Grace:  The book was inspired by the Chinese folktales and myths that I read as a child and when I began to write this book, I researched and read a lot more.  Many times, I would read a myth that was little more than a line and would be unable to find more—which lead me to create the story in my head. For example, at Chinese New Year, it is common to find pictures of two plump children dressed in red decorating doorways. These children are called Da-A-Fu. Why? I researched and only found a very short summary of them: they were two spirits transformed as children sent to destroy a green monster that was terrorizing a village.  There were no details of how or why or what village, but it was enough to spark my imagination. So with that, I created the twin characters of A-Fu and Da-Fu in WHERE THE MOUNTAIN MEETS THE MOON who destroys the Green Tiger.

So, most of the folktales in the book are my reinterpretations of traditional tales—with those, I have taken creative license and reshaped them slightly so that is fits in with my overarching narrative. Others are completely out of my imagination, however.


Ello:  There is a particular scene in the book, which I don't want to give away, but concerns the beautiful generosity of some of your characters in a gesture for Minli that brought tears to my eyes. For me this is the scene that stays with me always when I think of your book. What about for you? Is there a favorite scene or line that you have?


Grace:  My favorite is the last line of the book.  I had struggled for a long time with the title of the book (rejected titles include “Never-Ending Mountain” and “The City of Bright Moonlight”), none seemed to capture the entirety of the book. “Where the Mountain Meets the Moon” had always been an option, but as I wrote the last paragraph the line streamed out of me unplanned and in that instant, I knew “Where the Mountain Meets the Moon” was the right title.  It was kind of a magical moment, kind of a destiny/fate feeling like, “Okay, yes, that IS the title.”

Ello:  What are your hopes for this book? Is there any particular message you hope your readers will take away?

Grace:  At New Year's, one of my resolutions was to make this novel the best work I've ever done. I pulled out all the stops for this book, from the writing to the cover to begging for color printing, I took pains as I have never been able to before. If time, focus, passion can do it, this books epitomizes the best I could possibly do at this time. SO, I hope readers like the book, and to be honest, I hope they love it. 


Ello:  Do you think you will write another Asian fantasy novel?

Grace:  I’d like to, though I am sure there will be no sequels to WHERE THE MOUNTAIN MEETS THE MOON.  I have a lot of ideas, but nothing concrete enough to make into another book, yet. I’m hoping things are just  “a-simmering” for a new fantasy.

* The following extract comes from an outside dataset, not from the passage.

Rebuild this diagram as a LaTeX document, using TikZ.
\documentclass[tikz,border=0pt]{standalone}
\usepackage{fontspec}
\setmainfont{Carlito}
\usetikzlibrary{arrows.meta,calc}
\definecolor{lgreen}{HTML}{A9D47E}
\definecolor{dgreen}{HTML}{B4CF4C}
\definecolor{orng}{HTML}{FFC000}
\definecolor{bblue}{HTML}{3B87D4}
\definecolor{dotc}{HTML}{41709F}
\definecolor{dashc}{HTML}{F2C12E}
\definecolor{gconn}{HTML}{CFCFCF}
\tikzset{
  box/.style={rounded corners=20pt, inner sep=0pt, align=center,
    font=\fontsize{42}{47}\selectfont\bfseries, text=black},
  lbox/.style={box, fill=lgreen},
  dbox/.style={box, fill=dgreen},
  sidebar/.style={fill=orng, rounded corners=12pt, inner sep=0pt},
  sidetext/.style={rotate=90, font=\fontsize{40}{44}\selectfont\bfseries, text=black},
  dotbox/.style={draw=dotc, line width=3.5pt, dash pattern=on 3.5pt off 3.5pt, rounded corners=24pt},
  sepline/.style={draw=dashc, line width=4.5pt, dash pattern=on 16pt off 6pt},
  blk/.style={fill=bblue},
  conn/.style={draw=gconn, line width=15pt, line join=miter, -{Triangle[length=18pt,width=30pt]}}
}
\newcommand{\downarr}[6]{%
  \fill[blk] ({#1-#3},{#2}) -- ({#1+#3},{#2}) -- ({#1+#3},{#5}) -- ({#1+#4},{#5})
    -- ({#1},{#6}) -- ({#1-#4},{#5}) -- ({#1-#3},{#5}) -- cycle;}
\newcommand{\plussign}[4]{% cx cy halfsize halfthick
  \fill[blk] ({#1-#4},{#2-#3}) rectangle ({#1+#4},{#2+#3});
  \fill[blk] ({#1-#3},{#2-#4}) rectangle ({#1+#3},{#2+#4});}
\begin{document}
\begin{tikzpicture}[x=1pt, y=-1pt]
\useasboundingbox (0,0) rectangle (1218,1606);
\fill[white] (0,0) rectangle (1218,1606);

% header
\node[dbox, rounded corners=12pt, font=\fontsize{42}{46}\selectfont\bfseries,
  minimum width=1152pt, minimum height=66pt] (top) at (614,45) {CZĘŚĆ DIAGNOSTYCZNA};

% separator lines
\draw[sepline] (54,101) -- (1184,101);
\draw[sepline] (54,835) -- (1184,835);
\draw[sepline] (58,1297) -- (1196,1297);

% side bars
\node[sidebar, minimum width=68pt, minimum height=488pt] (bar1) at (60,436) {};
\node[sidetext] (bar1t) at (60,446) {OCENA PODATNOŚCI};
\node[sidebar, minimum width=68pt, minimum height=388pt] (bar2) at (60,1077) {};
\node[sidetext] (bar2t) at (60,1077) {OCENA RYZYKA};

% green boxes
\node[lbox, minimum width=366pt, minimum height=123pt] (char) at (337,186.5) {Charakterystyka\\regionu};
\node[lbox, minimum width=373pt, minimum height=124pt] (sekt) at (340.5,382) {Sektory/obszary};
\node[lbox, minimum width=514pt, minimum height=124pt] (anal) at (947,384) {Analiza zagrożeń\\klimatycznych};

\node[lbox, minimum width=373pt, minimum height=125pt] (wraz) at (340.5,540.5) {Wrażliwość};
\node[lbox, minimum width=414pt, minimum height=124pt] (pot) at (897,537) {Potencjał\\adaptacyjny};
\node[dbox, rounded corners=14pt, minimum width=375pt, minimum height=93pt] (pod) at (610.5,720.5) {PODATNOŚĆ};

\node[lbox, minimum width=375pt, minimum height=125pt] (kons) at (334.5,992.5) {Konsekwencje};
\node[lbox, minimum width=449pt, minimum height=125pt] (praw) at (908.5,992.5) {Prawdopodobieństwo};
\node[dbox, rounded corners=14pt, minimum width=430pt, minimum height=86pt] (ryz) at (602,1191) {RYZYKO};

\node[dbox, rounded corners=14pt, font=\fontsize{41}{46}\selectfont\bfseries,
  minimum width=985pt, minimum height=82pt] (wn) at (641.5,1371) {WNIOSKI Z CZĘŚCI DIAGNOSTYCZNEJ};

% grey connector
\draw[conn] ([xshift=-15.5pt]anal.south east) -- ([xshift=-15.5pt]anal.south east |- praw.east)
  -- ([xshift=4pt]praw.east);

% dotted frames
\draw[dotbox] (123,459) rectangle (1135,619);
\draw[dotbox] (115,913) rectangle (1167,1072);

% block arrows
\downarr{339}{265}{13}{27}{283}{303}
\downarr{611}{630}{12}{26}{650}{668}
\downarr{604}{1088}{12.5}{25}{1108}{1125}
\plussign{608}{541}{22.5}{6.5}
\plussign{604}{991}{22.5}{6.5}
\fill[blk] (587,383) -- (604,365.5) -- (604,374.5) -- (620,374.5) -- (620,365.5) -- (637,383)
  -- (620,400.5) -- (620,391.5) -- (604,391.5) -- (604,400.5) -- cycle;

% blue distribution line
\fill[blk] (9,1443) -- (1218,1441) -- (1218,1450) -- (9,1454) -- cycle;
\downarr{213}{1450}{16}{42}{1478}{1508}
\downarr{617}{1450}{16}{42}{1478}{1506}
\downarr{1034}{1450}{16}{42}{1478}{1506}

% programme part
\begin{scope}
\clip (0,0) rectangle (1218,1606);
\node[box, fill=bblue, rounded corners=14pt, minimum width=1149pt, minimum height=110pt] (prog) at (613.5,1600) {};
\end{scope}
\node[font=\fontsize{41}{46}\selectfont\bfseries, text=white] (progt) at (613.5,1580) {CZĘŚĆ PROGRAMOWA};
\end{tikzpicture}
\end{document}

Ello:  What's next for you?  


Grace:  My next book will be  “Ling and Ting.” It is an early reader (which is a format I have been wanted to try for a while) about Chinese-American twins. It is almost the reverse theme of the “Year of the Dog;” using twins, I am trying to show how even when people look the same they can be different.

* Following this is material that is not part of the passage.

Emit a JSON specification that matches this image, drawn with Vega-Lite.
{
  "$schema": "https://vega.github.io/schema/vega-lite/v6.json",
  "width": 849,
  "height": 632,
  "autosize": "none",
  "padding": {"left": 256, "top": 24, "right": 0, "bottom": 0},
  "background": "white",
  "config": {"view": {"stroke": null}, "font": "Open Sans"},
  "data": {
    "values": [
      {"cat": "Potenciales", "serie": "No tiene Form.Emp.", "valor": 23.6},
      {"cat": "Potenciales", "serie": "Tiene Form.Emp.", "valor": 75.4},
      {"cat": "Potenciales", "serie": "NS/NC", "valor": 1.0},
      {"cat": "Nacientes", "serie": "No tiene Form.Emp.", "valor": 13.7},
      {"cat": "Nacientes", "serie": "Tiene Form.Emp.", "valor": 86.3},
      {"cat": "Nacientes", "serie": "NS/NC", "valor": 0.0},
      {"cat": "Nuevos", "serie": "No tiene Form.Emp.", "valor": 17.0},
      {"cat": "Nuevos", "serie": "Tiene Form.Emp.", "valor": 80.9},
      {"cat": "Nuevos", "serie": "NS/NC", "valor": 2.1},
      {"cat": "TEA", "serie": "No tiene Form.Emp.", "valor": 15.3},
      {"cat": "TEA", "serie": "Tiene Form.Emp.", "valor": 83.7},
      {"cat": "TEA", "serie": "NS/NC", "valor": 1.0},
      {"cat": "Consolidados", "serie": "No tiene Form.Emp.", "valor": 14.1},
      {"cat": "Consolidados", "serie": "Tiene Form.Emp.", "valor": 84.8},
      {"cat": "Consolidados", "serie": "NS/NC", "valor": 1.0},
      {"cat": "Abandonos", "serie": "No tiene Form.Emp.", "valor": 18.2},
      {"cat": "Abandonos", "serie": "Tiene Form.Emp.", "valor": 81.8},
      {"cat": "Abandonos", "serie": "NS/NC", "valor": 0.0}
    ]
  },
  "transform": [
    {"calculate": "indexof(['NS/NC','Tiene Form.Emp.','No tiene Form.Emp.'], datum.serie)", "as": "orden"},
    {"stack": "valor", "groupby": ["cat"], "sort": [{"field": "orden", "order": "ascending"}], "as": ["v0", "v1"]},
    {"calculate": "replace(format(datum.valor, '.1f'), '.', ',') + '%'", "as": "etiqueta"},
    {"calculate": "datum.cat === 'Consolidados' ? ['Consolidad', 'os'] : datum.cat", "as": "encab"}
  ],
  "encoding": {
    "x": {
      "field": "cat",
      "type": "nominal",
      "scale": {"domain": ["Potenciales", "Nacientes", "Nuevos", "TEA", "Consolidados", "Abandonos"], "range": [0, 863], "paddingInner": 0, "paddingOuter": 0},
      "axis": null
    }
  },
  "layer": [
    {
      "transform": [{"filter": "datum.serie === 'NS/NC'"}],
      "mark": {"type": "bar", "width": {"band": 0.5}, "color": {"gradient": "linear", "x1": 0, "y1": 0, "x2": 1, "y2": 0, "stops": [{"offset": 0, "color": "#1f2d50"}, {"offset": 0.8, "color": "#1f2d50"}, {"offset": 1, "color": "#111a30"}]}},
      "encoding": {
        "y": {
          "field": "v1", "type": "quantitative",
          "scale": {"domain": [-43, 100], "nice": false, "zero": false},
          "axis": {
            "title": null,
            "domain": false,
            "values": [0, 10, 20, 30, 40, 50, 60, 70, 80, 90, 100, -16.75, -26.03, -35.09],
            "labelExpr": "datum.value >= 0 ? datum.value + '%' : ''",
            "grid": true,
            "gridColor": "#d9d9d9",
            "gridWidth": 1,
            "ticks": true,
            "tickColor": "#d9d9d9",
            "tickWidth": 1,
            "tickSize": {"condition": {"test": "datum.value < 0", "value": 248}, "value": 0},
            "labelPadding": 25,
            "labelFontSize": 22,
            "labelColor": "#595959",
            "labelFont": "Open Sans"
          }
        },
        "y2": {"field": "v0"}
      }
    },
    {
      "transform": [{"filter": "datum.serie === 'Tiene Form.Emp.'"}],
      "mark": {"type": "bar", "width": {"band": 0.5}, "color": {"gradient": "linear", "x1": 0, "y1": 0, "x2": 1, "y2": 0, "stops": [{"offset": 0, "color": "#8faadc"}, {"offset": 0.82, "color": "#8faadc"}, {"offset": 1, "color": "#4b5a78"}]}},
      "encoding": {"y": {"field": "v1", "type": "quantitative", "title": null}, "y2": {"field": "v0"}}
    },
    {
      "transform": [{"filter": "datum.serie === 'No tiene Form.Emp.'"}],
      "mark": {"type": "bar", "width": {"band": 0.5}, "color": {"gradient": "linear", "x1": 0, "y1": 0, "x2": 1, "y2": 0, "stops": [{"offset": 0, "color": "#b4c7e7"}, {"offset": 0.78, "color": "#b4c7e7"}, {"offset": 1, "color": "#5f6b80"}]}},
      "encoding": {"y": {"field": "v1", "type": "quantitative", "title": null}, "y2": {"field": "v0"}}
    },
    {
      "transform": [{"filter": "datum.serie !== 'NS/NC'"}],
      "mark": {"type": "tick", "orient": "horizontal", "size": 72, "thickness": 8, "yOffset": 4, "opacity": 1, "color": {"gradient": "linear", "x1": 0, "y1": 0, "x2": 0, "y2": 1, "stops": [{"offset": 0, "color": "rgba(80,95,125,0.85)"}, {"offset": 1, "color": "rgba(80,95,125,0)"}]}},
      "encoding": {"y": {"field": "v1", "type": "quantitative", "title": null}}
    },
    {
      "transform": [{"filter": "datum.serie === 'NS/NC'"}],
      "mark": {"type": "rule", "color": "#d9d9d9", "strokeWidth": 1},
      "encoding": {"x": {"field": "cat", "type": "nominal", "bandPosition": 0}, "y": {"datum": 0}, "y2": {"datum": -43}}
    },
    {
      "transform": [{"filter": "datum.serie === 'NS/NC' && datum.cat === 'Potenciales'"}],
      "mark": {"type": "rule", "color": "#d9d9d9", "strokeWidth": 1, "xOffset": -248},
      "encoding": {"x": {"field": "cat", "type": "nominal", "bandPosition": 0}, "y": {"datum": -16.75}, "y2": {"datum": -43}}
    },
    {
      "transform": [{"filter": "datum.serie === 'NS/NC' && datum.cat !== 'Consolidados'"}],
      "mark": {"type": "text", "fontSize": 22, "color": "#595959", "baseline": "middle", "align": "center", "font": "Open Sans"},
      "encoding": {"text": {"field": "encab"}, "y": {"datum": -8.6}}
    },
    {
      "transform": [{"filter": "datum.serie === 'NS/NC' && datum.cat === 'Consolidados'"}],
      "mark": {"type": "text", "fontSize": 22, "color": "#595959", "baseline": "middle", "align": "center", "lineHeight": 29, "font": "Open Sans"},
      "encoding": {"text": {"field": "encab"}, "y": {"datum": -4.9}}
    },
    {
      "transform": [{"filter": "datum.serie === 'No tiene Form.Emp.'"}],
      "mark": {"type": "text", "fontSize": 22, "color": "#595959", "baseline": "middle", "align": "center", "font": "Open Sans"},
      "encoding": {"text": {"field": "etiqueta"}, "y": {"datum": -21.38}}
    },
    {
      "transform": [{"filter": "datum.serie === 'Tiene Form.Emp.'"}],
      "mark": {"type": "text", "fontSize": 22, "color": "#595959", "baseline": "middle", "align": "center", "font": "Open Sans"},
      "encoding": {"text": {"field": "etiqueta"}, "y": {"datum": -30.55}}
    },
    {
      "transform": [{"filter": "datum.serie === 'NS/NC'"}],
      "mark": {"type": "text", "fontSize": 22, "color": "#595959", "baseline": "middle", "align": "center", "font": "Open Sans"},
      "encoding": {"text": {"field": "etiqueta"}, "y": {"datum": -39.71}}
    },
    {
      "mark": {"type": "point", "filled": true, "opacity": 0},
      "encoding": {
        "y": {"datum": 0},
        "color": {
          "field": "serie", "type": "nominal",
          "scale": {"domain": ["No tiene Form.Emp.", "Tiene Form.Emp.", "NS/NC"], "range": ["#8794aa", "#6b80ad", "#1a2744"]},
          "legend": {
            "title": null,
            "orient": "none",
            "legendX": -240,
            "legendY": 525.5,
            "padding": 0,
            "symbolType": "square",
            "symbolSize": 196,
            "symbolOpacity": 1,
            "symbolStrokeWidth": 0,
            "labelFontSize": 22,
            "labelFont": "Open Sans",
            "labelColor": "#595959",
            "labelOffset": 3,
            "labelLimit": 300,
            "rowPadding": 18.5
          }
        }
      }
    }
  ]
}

After that I have a picture book on the Moon Festival and a picture book set in
Beijing. In the meantime, I have starting preliminary drafts for a novel that may become “Summer of the Pig” to take place in between my past novels “The Year of the Dog” and the “Year of the Rat.” That may or may not end up working out, but I will hope!

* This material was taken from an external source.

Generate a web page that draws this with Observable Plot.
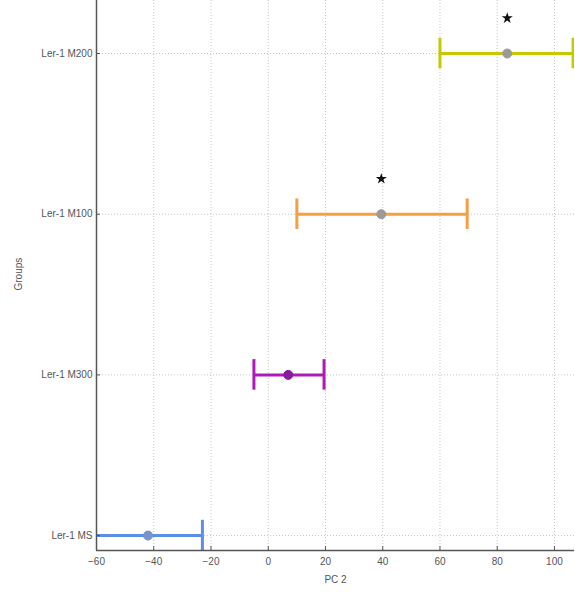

Ello:  For those of our readers out there who hope to one day have a wonderful publishing career like you, what would be some words of wisdom that you would like to share with them?

Grace:  Gee, thanks for the compliment! Hmm, if I were going to give upcoming authors helpful fortune cookies, I think the fortunes would say:

1. Remember, writing a book is personal; publishing a book is not.
2. Another person’s success never takes away from your own.
3. Talent is nothing if passion, perseverance and discipline does not accompany it.


Ello: That was absolutely lovely. Thank you Grace for a wonderful interview and sharing your beautiful illustrations with us.